*Aim of the exercise*
Extract, exactly as written, each line from the start of the records below to the line containing "0.5, 1, 1.5];", both ends included; drop the pictures.

*Records shown*
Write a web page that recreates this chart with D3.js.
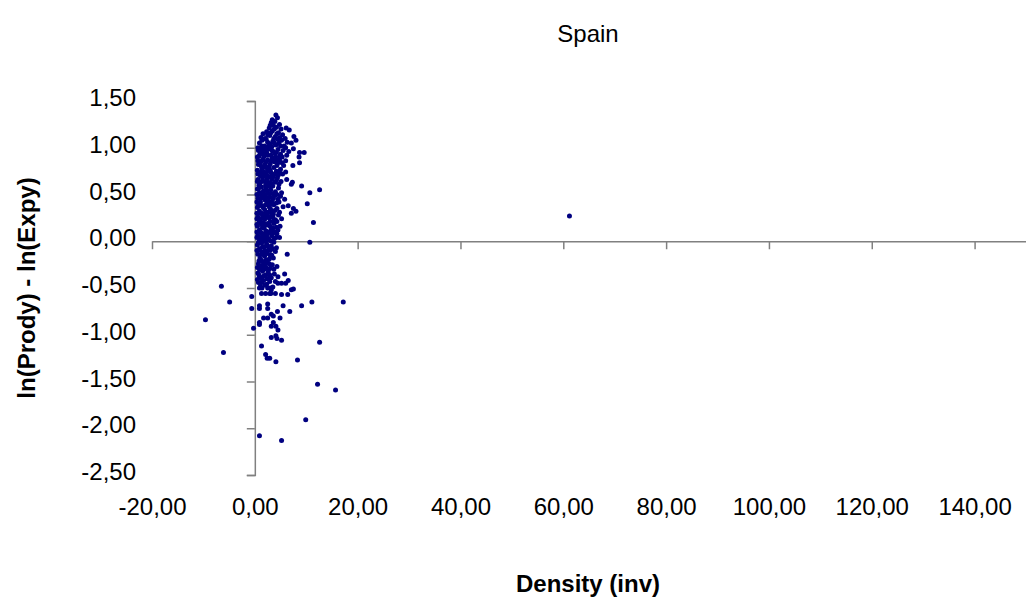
<!DOCTYPE html>
<html>
<head>
<meta charset="utf-8">
<script src="https://cdn.jsdelivr.net/npm/d3@7"></script>
<style>
  body { margin: 0; background: #fff; }
  text { font-family: Arial, "Liberation Sans", sans-serif; }
</style>
</head>
<body>
<div id="chart"></div>
<script>
// axis ticks
const xTicks = [-20, 0, 20, 40, 60, 80, 100, 120, 140];
const yTicks = [-2.5, -2, -1.5, -1, -0.5, 0, 0.5, 1, 1.5];

// [density, ln(Prody) - ln(Expy)]
const clusterTop = [
  [4.1,1.35],[4.4,1.32],[3.2,1.27],[3.6,1.24],[4.2,1.22],[2.8,1.21],[5.1,1.2],[6.1,1.21],[6.7,1.19],[3.9,1.28],[4.8,1.25],
  [1.6,1.15],[2.3,1.17],[2.9,1.13],[3.4,1.18],[4.0,1.12],[4.6,1.16],[5.4,1.14],[5.9,1.1],[7.6,1.12],[1.2,1.11],[3.7,1.1],[2.0,1.1],[4.9,1.11],
  [0.9,1.05],[1.4,1.08],[1.9,1.02],[2.5,1.06],[3.0,1.04],[3.5,1.07],[4.1,1.03],[4.7,1.05],[5.2,1.08],[5.7,1.02],[6.3,1.06],[8.0,1.08],[7.1,1.05],[1.1,1.0],[2.2,1.09],[3.3,1.01],[4.4,1.09],[6.0,1.0],[7.5,0.99],
  [0.7,0.97],[1.0,0.93],[1.5,0.98],[1.8,0.91],[2.3,0.95],[2.7,0.99],[3.1,0.92],[3.6,0.96],[4.0,0.9],[4.5,0.98],[5.0,0.93],[5.5,0.97],[6.2,0.92],[8.7,0.95],[9.6,0.95],[8.6,0.9],[0.8,0.91],[2.0,0.99],[3.9,0.94],[4.8,0.91],[6.6,0.96],
  [0.6,0.86],[1.1,0.84],[1.6,0.88],[2.0,0.82],[2.5,0.87],[3.0,0.83],[3.4,0.89],[3.8,0.85],[4.3,0.81],[4.8,0.87],[5.3,0.84],[6.0,0.86],[8.7,0.84],[7.4,0.81],[1.3,0.8],[2.8,0.8],[4.1,0.88],[5.6,0.81],
  [0.5,0.76],[0.9,0.72],[1.4,0.78],[1.8,0.74],[2.3,0.71],[2.7,0.77],[3.2,0.73],[3.7,0.79],[4.2,0.75],[5.0,0.77],[6.0,0.74],[4.6,0.71],[1.1,0.7],[2.1,0.79],[3.4,0.7],[5.4,0.72],
  [0.6,0.66],[1.0,0.62],[1.5,0.68],[1.9,0.64],[2.4,0.67],[2.9,0.61],[3.3,0.66],[3.9,0.63],[4.4,0.68],[6.2,0.66],[7.1,0.61],[7.3,0.63],[0.8,0.6],[2.1,0.6],[3.6,0.69],[5.1,0.64],
  [0.5,0.56],[0.9,0.52],[1.3,0.58],[1.7,0.54],[2.2,0.57],[2.6,0.51],[3.1,0.55],[3.5,0.59],[4.0,0.53],[4.6,0.57],[5.2,0.52],[9.1,0.59],[10.7,0.52],[12.6,0.55],[1.0,0.5],[2.8,0.59],[3.8,0.5],
  [0.6,0.46],[1.1,0.42],[1.5,0.48],[2.0,0.44],[2.4,0.41],[2.9,0.47],[3.4,0.43],[3.9,0.49],[4.5,0.45],[5.8,0.45],[10.2,0.40],[0.8,0.4],[1.8,0.49],[3.1,0.4],[4.2,0.41],[5.0,0.48],
  [0.5,0.36],[0.9,0.32],[1.4,0.38],[1.9,0.34],[2.3,0.31],[2.8,0.37],[3.2,0.33],[3.7,0.39],[4.3,0.35],[6.5,0.38],[7.5,0.35],[8.0,0.32],[7.1,0.30],[1.1,0.3],[2.5,0.39],[4.8,0.31],[5.5,0.37],
  [0.6,0.26],[1.0,0.22],[1.5,0.28],[2.0,0.24],[2.5,0.27],[3.0,0.21],[3.5,0.26],[4.0,0.23],[4.6,0.28],[11.4,0.20],[0.8,0.2],[1.7,0.2],[3.3,0.29],[5.2,0.24],
  [0.5,0.16],[0.9,0.12],[1.3,0.18],[1.8,0.14],[2.2,0.11],[2.7,0.17],[3.2,0.13],[3.7,0.19],[4.2,0.15],[1.1,0.1],[2.5,0.19],[3.9,0.1],[4.9,0.16],
  [0.6,0.06],[1.0,0.02],[1.4,0.08],[1.9,0.04],[2.4,0.07],[2.9,0.01],[3.3,0.06],[3.8,0.03],[4.3,0.08],[10.7,-0.01],[0.8,0.0],[2.1,0.0],[3.6,0.09],[4.8,0.04]
];

// more of the packed core, between the rows above
const clusterCore = [
  [3.4,1.3],[3.0,1.24],[3.8,1.2],[2.5,1.14],[3.1,1.16],[4.3,1.15],[1.4,1.02],[2.7,1.02],[3.8,1.05],[5.0,1.02],
  [0.6,1.0],[1.2,0.96],[1.7,0.94],[2.5,0.92],[3.3,0.97],[4.2,0.95],[5.3,0.9],[0.5,0.9],[1.4,0.86],[2.2,0.85],
  [3.2,0.86],[4.5,0.84],[0.7,0.82],[1.8,0.8],[2.5,0.75],[3.0,0.76],[3.9,0.72],[4.8,0.74],[0.6,0.72],[1.2,0.74],
  [1.7,0.7],[2.7,0.69],[4.2,0.65],[0.5,0.64],[1.3,0.64],[2.6,0.63],[3.1,0.62],[4.7,0.61],[0.7,0.56],[1.5,0.52],
  [2.0,0.5],[2.4,0.54],[3.3,0.51],[4.3,0.5],[0.4,0.5],[1.3,0.46],[2.2,0.47],[2.7,0.43],[3.6,0.46],[4.7,0.42],
  [0.4,0.42],[0.7,0.38],[1.6,0.36],[2.1,0.39],[3.0,0.35],[3.9,0.33],[0.4,0.3],[1.3,0.3],[2.0,0.3],[2.7,0.31],
  [3.6,0.29],[0.4,0.24],[1.2,0.24],[1.8,0.27],[2.8,0.25],[3.7,0.22],[4.3,0.21],[0.4,0.18],[1.5,0.15],[2.0,0.17],
  [3.0,0.16],[3.5,0.14],[4.5,0.12],[0.4,0.1],[1.7,0.08],[2.7,0.1],[3.1,0.09],[4.1,0.04],[0.4,0.04],[1.2,0.04],
  [1.6,0.0],[2.6,0.03],[3.2,0.0],[0.7,-0.02],[1.5,-0.06],[2.5,-0.05],[3.4,-0.08],[0.4,-0.1],[1.4,-0.14],[2.1,-0.13],
  [3.0,-0.15],[0.8,-0.21],[1.9,-0.22],[2.8,-0.24],[0.5,-0.28],[1.4,-0.26],[2.3,-0.29],[3.7,-0.3],[0.8,-0.36],[1.8,-0.37],
  [2.9,-0.36],[0.5,-0.41],[1.4,-0.44],[2.0,-0.47],[2.6,-0.4],[4.0,-0.43],[0.9,-0.5],[2.5,-0.5]
];

const clusterLow = [
  [0.5,-0.04],[0.9,-0.08],[1.3,-0.02],[1.8,-0.06],[2.3,-0.03],[2.7,-0.09],[3.2,-0.05],[3.7,-0.01],[4.2,-0.07],[1.1,-0.1],[2.0,-0.1],[3.0,-0.1],
  [0.6,-0.14],[1.0,-0.18],[1.5,-0.12],[1.9,-0.16],[2.4,-0.13],[2.8,-0.19],[3.3,-0.15],[4.0,-0.11],[6.3,-0.14],[1.2,-0.2],[2.2,-0.2],[3.6,-0.18],
  [0.7,-0.24],[1.1,-0.28],[1.6,-0.22],[2.0,-0.26],[2.5,-0.23],[3.0,-0.29],[3.4,-0.25],[4.3,-0.27],[0.9,-0.3],[1.8,-0.3],[2.7,-0.3],
  [0.6,-0.34],[1.0,-0.38],[1.5,-0.32],[2.1,-0.36],[2.6,-0.33],[3.2,-0.39],[3.8,-0.35],[5.8,-0.35],[1.3,-0.4],[2.4,-0.4],[4.5,-0.38],
  [0.7,-0.44],[1.1,-0.48],[1.7,-0.42],[2.3,-0.46],[2.9,-0.43],[3.5,-0.49],[4.5,-0.45],[5.2,-0.45],[6.0,-0.45],[6.5,-0.42],[1.4,-0.5],[3.0,-0.5]
];

const sparse = [
  [7.5,-0.51],[7.1,-0.52],[3.2,-0.52],[1.3,-0.56],[2.1,-0.56],[2.9,-0.56],[3.1,-0.56],[4.0,-0.56],[5.2,-0.57],[6.4,-0.57],
  [-0.6,-0.59],[-0.6,-0.72],[0.9,-0.69],[0.9,-0.72],[2.5,-0.67],[2.5,-0.72],[3.2,-0.78],[3.6,-0.8],[4.4,-0.75],[4.9,-0.82],
  [5.5,-0.69],[6.8,-0.75],[9.1,-0.69],[11.1,-0.65],[17.2,-0.65],[1.7,-0.82],[2.5,-0.82],[3.6,-0.87],[0.9,-0.89],[0.9,-0.87],
  [-0.25,-0.93],[3.2,-0.91],[4.1,-0.91],[4.5,-0.95],[3.2,-1.03],[4.1,-1.01],[4.3,-1.04],[5.2,-1.06],
  [1.3,-1.12],[2.1,-1.21],[2.4,-1.25],[2.9,-1.25],[4.1,-1.29],[8.3,-1.27],[12.6,-1.08]
];

const outliers = [
  [-6.5,-0.48],[-4.9,-0.65],[-9.6,-0.84],[-6.1,-1.19],
  [12.2,-1.53],[15.7,-1.59],[9.9,-1.91],[0.9,-2.08],[5.2,-2.13],
  [61.2,0.27]
];

const points = clusterTop.concat(clusterCore, clusterLow, sparse, outliers);

const svgWidth = 1026;
const svgHeight = 601;

const svg = d3.select("#chart")
  .append("svg")
  .attr("width", svgWidth)
  .attr("height", svgHeight);

const x = d3.scaleLinear().domain([-20, 150]).range([152, 1026]);
const y = d3.scaleLinear().domain([-2.5, 1.5]).range([475, 101]);

const fmt = d3.formatLocale({decimal: ",", thousands: ".", grouping: [3], currency: ["", ""], minus: "-"}).format(".2f");

// y axis line + ticks at x = 0
const yAxis = svg.append("g")
  .attr("transform", `translate(${x(0)},0)`)
  .call(d3.axisLeft(y).tickValues(yTicks).tickSize(8).tickSizeOuter(8).tickFormat(""));

// x axis line + ticks at y = 0
const xAxis = svg.append("g")
  .attr("transform", `translate(0,${y(0)})`)
  .call(d3.axisBottom(x).tickValues(xTicks).tickSize(8).tickSizeOuter(0).tickFormat(""));

[yAxis, xAxis].forEach(g => {
  g.selectAll("path, line").attr("stroke", "#808080").attr("stroke-width", 1.5);
});

// tick labels sit outside the plot, Excel "low" style
const yLabels = svg.append("g")
  .attr("transform", "translate(140,-3)")
  .call(d3.axisLeft(y).tickValues(yTicks).tickSize(0).tickPadding(4).tickFormat(fmt));
yLabels.select(".domain").remove();
yLabels.selectAll("text").attr("font-size", 24).attr("fill", "#000");

const xLabels = svg.append("g")
  .attr("transform", `translate(0,${y(-2.5) + 21})`)
  .call(d3.axisBottom(x).tickValues(xTicks).tickSize(0).tickPadding(2).tickFormat(fmt));
xLabels.select(".domain").remove();
xLabels.selectAll("text").attr("font-size", 24).attr("fill", "#000");

// points
svg.append("g")
  .selectAll("circle")
  .data(points)
  .enter()
  .append("circle")
  .attr("cx", d => x(d[0]))
  .attr("cy", d => y(d[1]))
  .attr("r", 2.5)
  .attr("fill", "#000080");

// titles
svg.append("text")
  .attr("x", 588)
  .attr("y", 42)
  .attr("text-anchor", "middle")
  .attr("font-size", 24)
  .text("Spain");

svg.append("text")
  .attr("x", 588)
  .attr("y", 592)
  .attr("text-anchor", "middle")
  .attr("font-size", 24)
  .attr("font-weight", "bold")
  .text("Density (inv)");

svg.append("text")
  .attr("transform", `translate(35,${y(-0.5)}) rotate(-90)`)
  .attr("text-anchor", "middle")
  .attr("font-size", 24)
  .attr("font-weight", "bold")
  .text("ln(Prody) - ln(Expy)");
</script>
</body>
</html>
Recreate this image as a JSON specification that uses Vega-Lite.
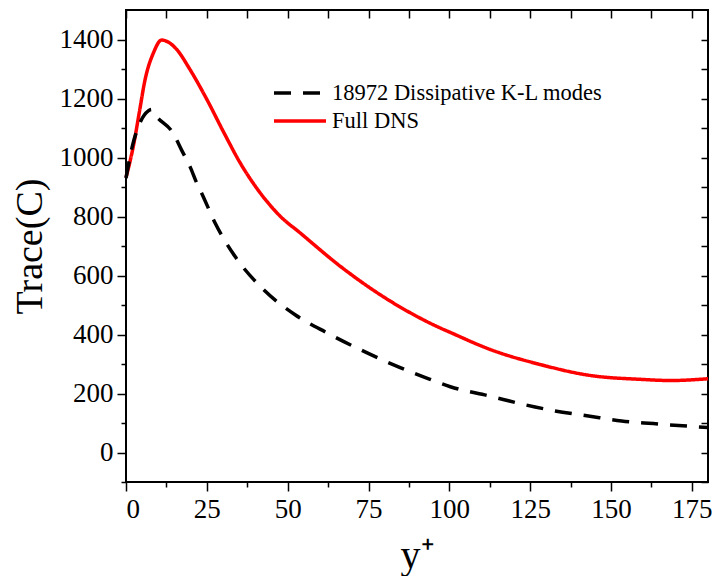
{
  "$schema": "https://vega.github.io/schema/vega-lite/v6.json",
  "width": 582,
  "height": 472,
  "autosize": {"type": "none"},
  "padding": {"left": 126, "top": 10, "right": 4, "bottom": 94},
  "background": "white",
  "config": {
    "view": {"stroke": "black", "strokeWidth": 2},
    "font": "Liberation Serif",
    "axis": {
      "grid": false,
      "domain": false,
      "labelFont": "Liberation Serif",
      "titleFont": "Liberation Serif",
      "labelColor": "black",
      "titleColor": "black",
      "tickColor": "black",
      "tickWidth": 1.5,
      "titleFontWeight": "normal"
    }
  },
  "data": {
    "values": [
      {"series": "Full DNS", "yplus": 0, "trace": 932},
      {"series": "Full DNS", "yplus": 2.3, "trace": 1040},
      {"series": "Full DNS", "yplus": 4.1, "trace": 1152},
      {"series": "Full DNS", "yplus": 5.9, "trace": 1264},
      {"series": "Full DNS", "yplus": 8.5, "trace": 1355},
      {"series": "Full DNS", "yplus": 11, "trace": 1398},
      {"series": "Full DNS", "yplus": 13.1, "trace": 1391},
      {"series": "Full DNS", "yplus": 15.7, "trace": 1366},
      {"series": "Full DNS", "yplus": 19.8, "trace": 1298},
      {"series": "Full DNS", "yplus": 25, "trace": 1197},
      {"series": "Full DNS", "yplus": 30.1, "trace": 1088},
      {"series": "Full DNS", "yplus": 35.3, "trace": 982},
      {"series": "Full DNS", "yplus": 41.5, "trace": 880},
      {"series": "Full DNS", "yplus": 47.7, "trace": 801},
      {"series": "Full DNS", "yplus": 53.9, "trace": 744},
      {"series": "Full DNS", "yplus": 66.3, "trace": 631},
      {"series": "Full DNS", "yplus": 78.6, "trace": 535},
      {"series": "Full DNS", "yplus": 97.2, "trace": 422},
      {"series": "Full DNS", "yplus": 100.3, "trace": 407},
      {"series": "Full DNS", "yplus": 112.7, "trace": 349},
      {"series": "Full DNS", "yplus": 128.2, "trace": 298},
      {"series": "Full DNS", "yplus": 143.7, "trace": 261},
      {"series": "Full DNS", "yplus": 159.1, "trace": 248},
      {"series": "Full DNS", "yplus": 168.4, "trace": 244},
      {"series": "Full DNS", "yplus": 180, "trace": 250},
      {"series": "18972 Dissipative K-L modes", "yplus": 0, "trace": 930},
      {"series": "18972 Dissipative K-L modes", "yplus": 2, "trace": 1040},
      {"series": "18972 Dissipative K-L modes", "yplus": 3.8, "trace": 1104},
      {"series": "18972 Dissipative K-L modes", "yplus": 6.9, "trace": 1158},
      {"series": "18972 Dissipative K-L modes", "yplus": 7.9, "trace": 1163},
      {"series": "18972 Dissipative K-L modes", "yplus": 9, "trace": 1145},
      {"series": "18972 Dissipative K-L modes", "yplus": 14.6, "trace": 1082},
      {"series": "18972 Dissipative K-L modes", "yplus": 17.2, "trace": 1025},
      {"series": "18972 Dissipative K-L modes", "yplus": 19.8, "trace": 969},
      {"series": "18972 Dissipative K-L modes", "yplus": 21.9, "trace": 913},
      {"series": "18972 Dissipative K-L modes", "yplus": 23.4, "trace": 879},
      {"series": "18972 Dissipative K-L modes", "yplus": 27.6, "trace": 777},
      {"series": "18972 Dissipative K-L modes", "yplus": 33.7, "trace": 665},
      {"series": "18972 Dissipative K-L modes", "yplus": 42, "trace": 558},
      {"series": "18972 Dissipative K-L modes", "yplus": 52.3, "trace": 467},
      {"series": "18972 Dissipative K-L modes", "yplus": 62.1, "trace": 406},
      {"series": "18972 Dissipative K-L modes", "yplus": 72.4, "trace": 349},
      {"series": "18972 Dissipative K-L modes", "yplus": 82.6, "trace": 298},
      {"series": "18972 Dissipative K-L modes", "yplus": 92.6, "trace": 254},
      {"series": "18972 Dissipative K-L modes", "yplus": 100.3, "trace": 223},
      {"series": "18972 Dissipative K-L modes", "yplus": 112.6, "trace": 191},
      {"series": "18972 Dissipative K-L modes", "yplus": 122.9, "trace": 163},
      {"series": "18972 Dissipative K-L modes", "yplus": 132.7, "trace": 141},
      {"series": "18972 Dissipative K-L modes", "yplus": 143, "trace": 124},
      {"series": "18972 Dissipative K-L modes", "yplus": 153.3, "trace": 107},
      {"series": "18972 Dissipative K-L modes", "yplus": 163.1, "trace": 98},
      {"series": "18972 Dissipative K-L modes", "yplus": 175.5, "trace": 88},
      {"series": "18972 Dissipative K-L modes", "yplus": 180, "trace": 85}
    ]
  },
  "layer": [
    {
      "mark": {"type": "line", "strokeWidth": 3.5, "interpolate": "monotone"},
      "encoding": {
        "x": {
          "field": "yplus", "type": "quantitative",
          "scale": {"domain": [0, 180], "nice": false, "zero": false},
          "axis": {
            "orient": "bottom",
            "values": [0, 12.5, 25, 37.5, 50, 62.5, 75, 87.5, 100, 112.5, 125, 137.5, 150, 162.5, 175],
            "labelExpr": "datum.value % 25 === 0 ? datum.label : ''",
            "tickSize": {"condition": {"test": "datum.value % 25 === 0", "value": 9}, "value": 5},
            "labelFontSize": 27,
            "labelPadding": 5,
            "title": "y⁺",
            "titleFontSize": 40,
            "titlePadding": 13
          }
        },
        "y": {
          "field": "trace", "type": "quantitative",
          "scale": {"domain": [-100, 1500], "nice": false, "zero": false},
          "axis": {
            "orient": "left",
            "values": [-100, 0, 100, 200, 300, 400, 500, 600, 700, 800, 900, 1000, 1100, 1200, 1300, 1400],
            "labelExpr": "datum.value % 200 === 0 ? datum.label : ''",
            "tickSize": {"condition": {"test": "datum.value % 200 === 0", "value": 9}, "value": 5},
            "labelFontSize": 27,
            "labelPadding": 4,
            "format": "d",
            "title": "Trace(C)",
            "titleFontSize": 38,
            "titlePadding": 10
          }
        },
        "color": {
          "field": "series", "type": "nominal",
          "scale": {"domain": ["18972 Dissipative K-L modes", "Full DNS"], "range": ["#000000", "#ff0000"]},
          "legend": {
            "orient": "none", "legendX": 159, "legendY": 68, "title": null,
            "labelFontSize": 22.5, "labelFont": "Liberation Serif", "labelColor": "black", "labelLimit": 0,
            "symbolType": "M-2,0H2", "symbolSize": 676, "symbolStrokeWidth": 3.5,
            "padding": 0, "rowPadding": 1, "labelOffset": 17
          }
        },
        "strokeDash": {
          "field": "series", "type": "nominal",
          "scale": {"domain": ["18972 Dissipative K-L modes", "Full DNS"], "range": [[17, 12], [1, 0]]},
          "legend": {
            "orient": "none", "legendX": 159, "legendY": 68, "title": null,
            "labelFontSize": 22.5, "labelFont": "Liberation Serif", "labelColor": "black", "labelLimit": 0,
            "symbolType": "M-2,0H2", "symbolSize": 676, "symbolStrokeWidth": 3.5,
            "padding": 0, "rowPadding": 1, "labelOffset": 17
          }
        }
      }
    },
    {
      "mark": {"type": "point", "opacity": 0},
      "encoding": {
        "x": {
          "field": "yplus", "type": "quantitative",
          "scale": {"domain": [0, 180], "nice": false, "zero": false},
          "axis": {
            "orient": "top",
            "values": [0, 12.5, 25, 37.5, 50, 62.5, 75, 87.5, 100, 112.5, 125, 137.5, 150, 162.5, 175],
            "labels": false,
            "tickSize": -8,
            "title": null
          }
        },
        "y": {
          "field": "trace", "type": "quantitative",
          "scale": {"domain": [-100, 1500], "nice": false, "zero": false},
          "axis": {
            "orient": "right",
            "values": [-100, 0, 100, 200, 300, 400, 500, 600, 700, 800, 900, 1000, 1100, 1200, 1300, 1400],
            "labels": false,
            "tickSize": -7,
            "title": null
          }
        }
      }
    }
  ],
  "resolve": {"axis": {"x": "independent", "y": "independent"}}
}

*Task result*
Write a web page that recreates this chart with D3.js.
<!DOCTYPE html>
<html>
<head>
<meta charset="utf-8">
<script src="https://cdn.jsdelivr.net/npm/d3@7"></script>
<style>
  body { margin: 0; background: #fff; }
  text { font-family: Arial, "Liberation Sans", sans-serif; }
</style>
</head>
<body>
<div id="chart"></div>
<script>
// axis ticks
const xTicks = [-20, 0, 20, 40, 60, 80, 100, 120, 140];
const yTicks = [-2.5, -2, -1.5, -1, -0.5, 0, 0.5, 1, 1.5];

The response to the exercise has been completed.